● TASK DIRECTIONS: Skip the pictures and quote all of the lines exactly.

● DATASET SECTION:
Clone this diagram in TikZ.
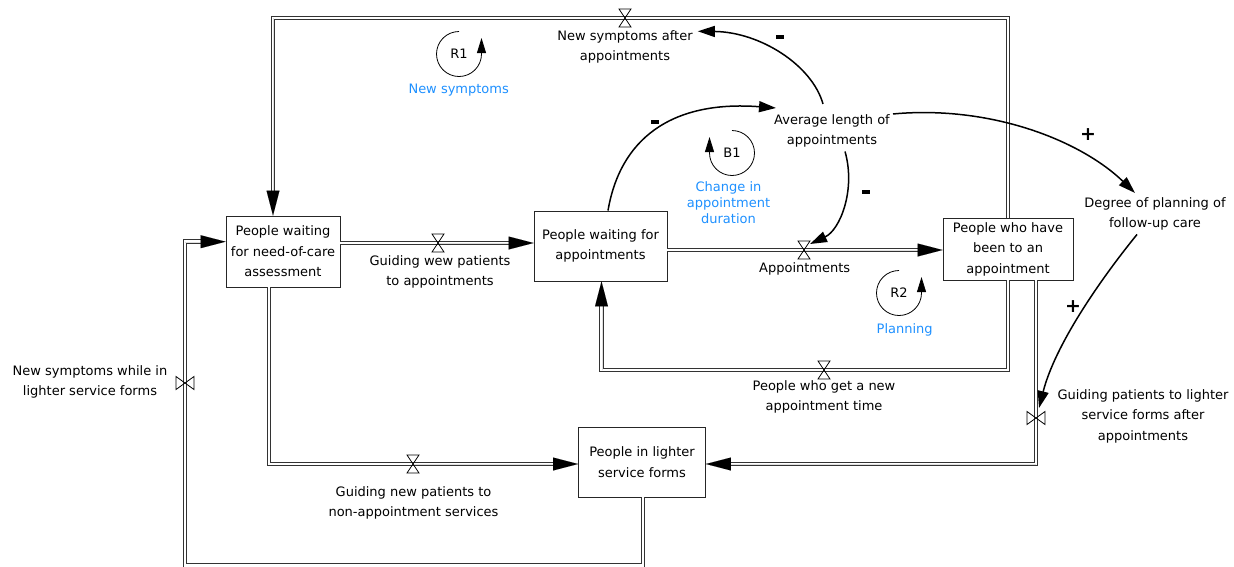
\documentclass[tikz,border=0pt]{standalone}
\usepackage{fontspec}
\setmainfont{DejaVu Sans}
\usetikzlibrary{arrows.meta}

\definecolor{loopblue}{RGB}{30,144,255}

\tikzset{
  % flow valve on a horizontal pipe (hourglass)
  pics/hvalve/.style={code={\draw[valvestroke] (-6,-9) -- (6,-9) -- (-6,9) -- (6,9) -- cycle;}},
  % flow valve on a vertical pipe (bow tie)
  pics/vvalve/.style={code={\draw[valvestroke] (-9,-6.5) -- (-9,6.5) -- (9,-6.5) -- (9,6.5) -- cycle;}},
  % loop markers: circular arrow turning counter-clockwise / clockwise
  pics/ccwloop/.style={code={\draw[loopstroke] (0,-22.5) arc[start angle=-90, end angle=-360, radius=22.5] -- ++(0,-16);}},
  pics/cwloop/.style={code={\draw[loopstroke] (0,-22.5) arc[start angle=-90, end angle=180, radius=22.5] -- ++(0,-16);}},
}

\begin{document}
\begin{tikzpicture}[x=1pt,y=-1pt,
  every node/.style={font=\fontsize{13}{20.5}\selectfont, align=center, inner sep=0pt},
  stock/.style={draw=black!85, line width=0.9pt, fill=white, inner sep=3pt},
  looplabel/.style={text=loopblue, font=\fontsize{13}{16}\selectfont},
  pipe/.style={draw=black!80, line width=0.85pt, double=white, double distance=2.8pt},
  pipehead/.style={line width=0.01pt, -{Triangle[length=25pt,width=13pt]}},
  link/.style={line width=1.5pt, -{Triangle[length=17pt,width=11pt]}},
  polarity/.style={font=\fontsize{19}{19}\selectfont\bfseries},
  minus/.style={fill=black, minimum width=8pt, minimum height=3.2pt},
  valvestroke/.style={line width=0.8pt},
  loopstroke/.style={line width=0.8pt, -{Triangle[length=15pt,width=9pt]}},
]
\useasboundingbox (0,0) rectangle (1234,566);
\clip (0,0) rectangle (1234,566);

% stocks
\node[stock, minimum width=114pt, minimum height=71pt] (wait) at (283,251.5) {People waiting\\for need-of-care\\assessment};
\node[stock, minimum width=133pt, minimum height=70pt] (appt) at (600.5,246) {People waiting for\\appointments};
\node[stock, minimum width=130pt, minimum height=62pt] (been) at (1008,249) {People who have\\been to an\\appointment};
\node[stock, minimum width=127pt, minimum height=70pt] (light) at (642,462) {People in lighter\\service forms};

% auxiliary variables
\node (avg) at (832,130.7) {Average length of\\appointments};
\node (plan) at (1155,213.7) {Degree of planning of\\follow-up care};

% flow names
\node (fA) at (440,271.7) {Guiding wew patients\\to appointments};
\node (fB) at (804.7,269) {Appointments};
\node (fC) at (413.5,502.7) {Guiding new patients to\\non-appointment services};
\node (fD) at (90,381.7) {New symptoms while in\\lighter service forms};
\node (fE) at (625,47) {New symptoms after\\appointments};
\node (fF) at (824,397) {People who get a new\\appointment time};
\node (fG) at (1143,416) {Guiding patients to lighter\\service forms after\\appointments};

% valve positions and pipe corners
\coordinate (vA) at (438,243);
\coordinate (vB) at (804,250);
\coordinate (vC) at (413,464);
\coordinate (vD) at (185,383);
\coordinate (vE) at (625,18);
\coordinate (vF) at (824,370);
\coordinate (vG) at (1036,418);
\coordinate (cC) at (269,464);
\coordinate (cD1) at (643,565.5);
\coordinate (cD2) at (185,565.5);
\coordinate (cD3) at (185,241.7);
\coordinate (cE1) at (1008,18);
\coordinate (cE2) at (273,18);
\coordinate (cF1) at (1008,370);
\coordinate (cF2) at (601.5,370);
\coordinate (cG) at (1036,464);

% pipes
\draw[pipe, shorten >=20pt] (wait.east |- vA) -- (appt.west |- vA);
\draw[pipe, shorten >=20pt] (appt.east |- vB) -- (been.west |- vB);
\draw[pipe, shorten >=20pt] (wait.south -| cC) -- (cC) -- (light.west |- cC);
\draw[pipe, shorten >=20pt] (light.south -| cD1) -- (cD1) -- (cD2) -- (cD3) -- (wait.west |- cD3);
\draw[pipe, shorten >=20pt] (been.north -| cE1) -- (cE1) -- (cE2) -- (wait.north -| cE2);
\draw[pipe, shorten >=20pt] (been.south -| cF1) -- (cF1) -- (cF2) -- (appt.south -| cF2);
\draw[pipe, shorten >=20pt] (been.south -| cG) -- (cG) -- (light.east |- cG);

% pipe heads
\draw[pipehead] (vA) -- (appt.west |- vA);
\draw[pipehead] (vB) -- (been.west |- vB);
\draw[pipehead] (vC) -- (light.west |- cC);
\draw[pipehead] (cD3) -- (wait.west |- cD3);
\draw[pipehead] (cE2) -- (wait.north -| cE2);
\draw[pipehead] (cF2) -- (appt.south -| cF2);
\draw[pipehead] (cG) -- (light.east |- cG);

% valves
\pic at (vA) {hvalve};
\pic at (vB) {hvalve};
\pic at (vC) {hvalve};
\pic at (vD) {vvalve};
\pic at (vE) {hvalve};
\pic at (vF) {hvalve};
\pic at (vG) {vvalve};

% causal links
\draw[link] ([xshift=7.5pt]appt.north) .. controls (620,140) and (670,100) .. ([xshift=2pt,yshift=6pt]avg.north west);
\draw[link] ([xshift=13pt,yshift=-4pt]avg.south) .. controls (856,190) and (840,230) .. ([xshift=6pt,yshift=6pt]vB);
\draw[link] ([xshift=-9pt,yshift=10pt]avg.north) .. controls (812,65) and (760,32) .. ([xshift=5pt,yshift=-1pt]fE.north east);
\draw[link] ([xshift=3pt]avg.north east) .. controls (990,105) and (1080,140) .. ([xshift=-20pt,yshift=4pt]plan.north);
\draw[link] ([xshift=-18pt,yshift=-4pt]plan.south) .. controls (1100,280) and (1055,345) .. ([xshift=3pt,yshift=10pt]vG);

% polarities
\node[minus] (s1) at (655,122) {};
\node[minus] (s2) at (866,192) {};
\node[minus] (s3) at (780,37) {};
\node[polarity] (s4) at (1088,135) {+};
\node[polarity] (s5) at (1073,307) {+};

% loop markers
\pic at (459,54) {ccwloop};
\node (r1) at (459,54) {R1};
\pic at (732,153) {cwloop};
\node (b1) at (732,153) {B1};
\pic at (899,293) {ccwloop};
\node (r2) at (899,293) {R2};
\node[looplabel] (r1name) at (458.7,90) {New symptoms};
\node[looplabel] (b1name) at (728.5,203) {Change in\\appointment\\duration};
\node[looplabel] (r2name) at (904.7,330) {Planning};
\end{tikzpicture}
\end{document}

● IN RESPONSE:
Clone this diagram in TikZ.
\documentclass[tikz,border=0pt]{standalone}
\usepackage{fontspec}
\setmainfont{DejaVu Sans}
\usetikzlibrary{arrows.meta}

\definecolor{loopblue}{RGB}{30,144,255}

\tikzset{
  % flow valve on a horizontal pipe (hourglass)
  pics/hvalve/.style={code={\draw[valvestroke] (-6,-9) -- (6,-9) -- (-6,9) -- (6,9) -- cycle;}},
  % flow valve on a vertical pipe (bow tie)
  pics/vvalve/.style={code={\draw[valvestroke] (-9,-6.5) -- (-9,6.5) -- (9,-6.5) -- (9,6.5) -- cycle;}},
  % loop markers: circular arrow turning counter-clockwise / clockwise
  pics/ccwloop/.style={code={\draw[loopstroke] (0,-22.5) arc[start angle=-90, end angle=-360, radius=22.5] -- ++(0,-16);}},
  pics/cwloop/.style={code={\draw[loopstroke] (0,-22.5) arc[start angle=-90, end angle=180, radius=22.5] -- ++(0,-16);}},
}

\begin{document}
\begin{tikzpicture}[x=1pt,y=-1pt,
  every node/.style={font=\fontsize{13}{20.5}\selectfont, align=center, inner sep=0pt},
  stock/.style={draw=black!85, line width=0.9pt, fill=white, inner sep=3pt},
  looplabel/.style={text=loopblue, font=\fontsize{13}{16}\selectfont},
  pipe/.style={draw=black!80, line width=0.85pt, double=white, double distance=2.8pt},
  pipehead/.style={line width=0.01pt, -{Triangle[length=25pt,width=13pt]}},
  link/.style={line width=1.5pt, -{Triangle[length=17pt,width=11pt]}},
  polarity/.style={font=\fontsize{19}{19}\selectfont\bfseries},
  minus/.style={fill=black, minimum width=8pt, minimum height=3.2pt},
  valvestroke/.style={line width=0.8pt},
  loopstroke/.style={line width=0.8pt, -{Triangle[length=15pt,width=9pt]}},
]
\useasboundingbox (0,0) rectangle (1234,566);
\clip (0,0) rectangle (1234,566);

% stocks
\node[stock, minimum width=114pt, minimum height=71pt] (wait) at (283,251.5) {People waiting\\for need-of-care\\assessment};
\node[stock, minimum width=133pt, minimum height=70pt] (appt) at (600.5,246) {People waiting for\\appointments};
\node[stock, minimum width=130pt, minimum height=62pt] (been) at (1008,249) {People who have\\been to an\\appointment};
\node[stock, minimum width=127pt, minimum height=70pt] (light) at (642,462) {People in lighter\\service forms};

% auxiliary variables
\node (avg) at (832,130.7) {Average length of\\appointments};
\node (plan) at (1155,213.7) {Degree of planning of\\follow-up care};

% flow names
\node (fA) at (440,271.7) {Guiding wew patients\\to appointments};
\node (fB) at (804.7,269) {Appointments};
\node (fC) at (413.5,502.7) {Guiding new patients to\\non-appointment services};
\node (fD) at (90,381.7) {New symptoms while in\\lighter service forms};
\node (fE) at (625,47) {New symptoms after\\appointments};
\node (fF) at (824,397) {People who get a new\\appointment time};
\node (fG) at (1143,416) {Guiding patients to lighter\\service forms after\\appointments};

% valve positions and pipe corners
\coordinate (vA) at (438,243);
\coordinate (vB) at (804,250);
\coordinate (vC) at (413,464);
\coordinate (vD) at (185,383);
\coordinate (vE) at (625,18);
\coordinate (vF) at (824,370);
\coordinate (vG) at (1036,418);
\coordinate (cC) at (269,464);
\coordinate (cD1) at (643,565.5);
\coordinate (cD2) at (185,565.5);
\coordinate (cD3) at (185,241.7);
\coordinate (cE1) at (1008,18);
\coordinate (cE2) at (273,18);
\coordinate (cF1) at (1008,370);
\coordinate (cF2) at (601.5,370);
\coordinate (cG) at (1036,464);

% pipes
\draw[pipe, shorten >=20pt] (wait.east |- vA) -- (appt.west |- vA);
\draw[pipe, shorten >=20pt] (appt.east |- vB) -- (been.west |- vB);
\draw[pipe, shorten >=20pt] (wait.south -| cC) -- (cC) -- (light.west |- cC);
\draw[pipe, shorten >=20pt] (light.south -| cD1) -- (cD1) -- (cD2) -- (cD3) -- (wait.west |- cD3);
\draw[pipe, shorten >=20pt] (been.north -| cE1) -- (cE1) -- (cE2) -- (wait.north -| cE2);
\draw[pipe, shorten >=20pt] (been.south -| cF1) -- (cF1) -- (cF2) -- (appt.south -| cF2);
\draw[pipe, shorten >=20pt] (been.south -| cG) -- (cG) -- (light.east |- cG);

% pipe heads
\draw[pipehead] (vA) -- (appt.west |- vA);
\draw[pipehead] (vB) -- (been.west |- vB);
\draw[pipehead] (vC) -- (light.west |- cC);
\draw[pipehead] (cD3) -- (wait.west |- cD3);
\draw[pipehead] (cE2) -- (wait.north -| cE2);
\draw[pipehead] (cF2) -- (appt.south -| cF2);
\draw[pipehead] (cG) -- (light.east |- cG);

% valves
\pic at (vA) {hvalve};
\pic at (vB) {hvalve};
\pic at (vC) {hvalve};
\pic at (vD) {vvalve};
\pic at (vE) {hvalve};
\pic at (vF) {hvalve};
\pic at (vG) {vvalve};

% causal links
\draw[link] ([xshift=7.5pt]appt.north) .. controls (620,140) and (670,100) .. ([xshift=2pt,yshift=6pt]avg.north west);
\draw[link] ([xshift=13pt,yshift=-4pt]avg.south) .. controls (856,190) and (840,230) .. ([xshift=6pt,yshift=6pt]vB);
\draw[link] ([xshift=-9pt,yshift=10pt]avg.north) .. controls (812,65) and (760,32) .. ([xshift=5pt,yshift=-1pt]fE.north east);
\draw[link] ([xshift=3pt]avg.north east) .. controls (990,105) and (1080,140) .. ([xshift=-20pt,yshift=4pt]plan.north);
\draw[link] ([xshift=-18pt,yshift=-4pt]plan.south) .. controls (1100,280) and (1055,345) .. ([xshift=3pt,yshift=10pt]vG);

% polarities
\node[minus] (s1) at (655,122) {};
\node[minus] (s2) at (866,192) {};
\node[minus] (s3) at (780,37) {};
\node[polarity] (s4) at (1088,135) {+};
\node[polarity] (s5) at (1073,307) {+};

% loop markers
\pic at (459,54) {ccwloop};
\node (r1) at (459,54) {R1};
\pic at (732,153) {cwloop};
\node (b1) at (732,153) {B1};
\pic at (899,293) {ccwloop};
\node (r2) at (899,293) {R2};
\node[looplabel] (r1name) at (458.7,90) {New symptoms};
\node[looplabel] (b1name) at (728.5,203) {Change in\\appointment\\duration};
\node[looplabel] (r2name) at (904.7,330) {Planning};
\end{tikzpicture}
\end{document}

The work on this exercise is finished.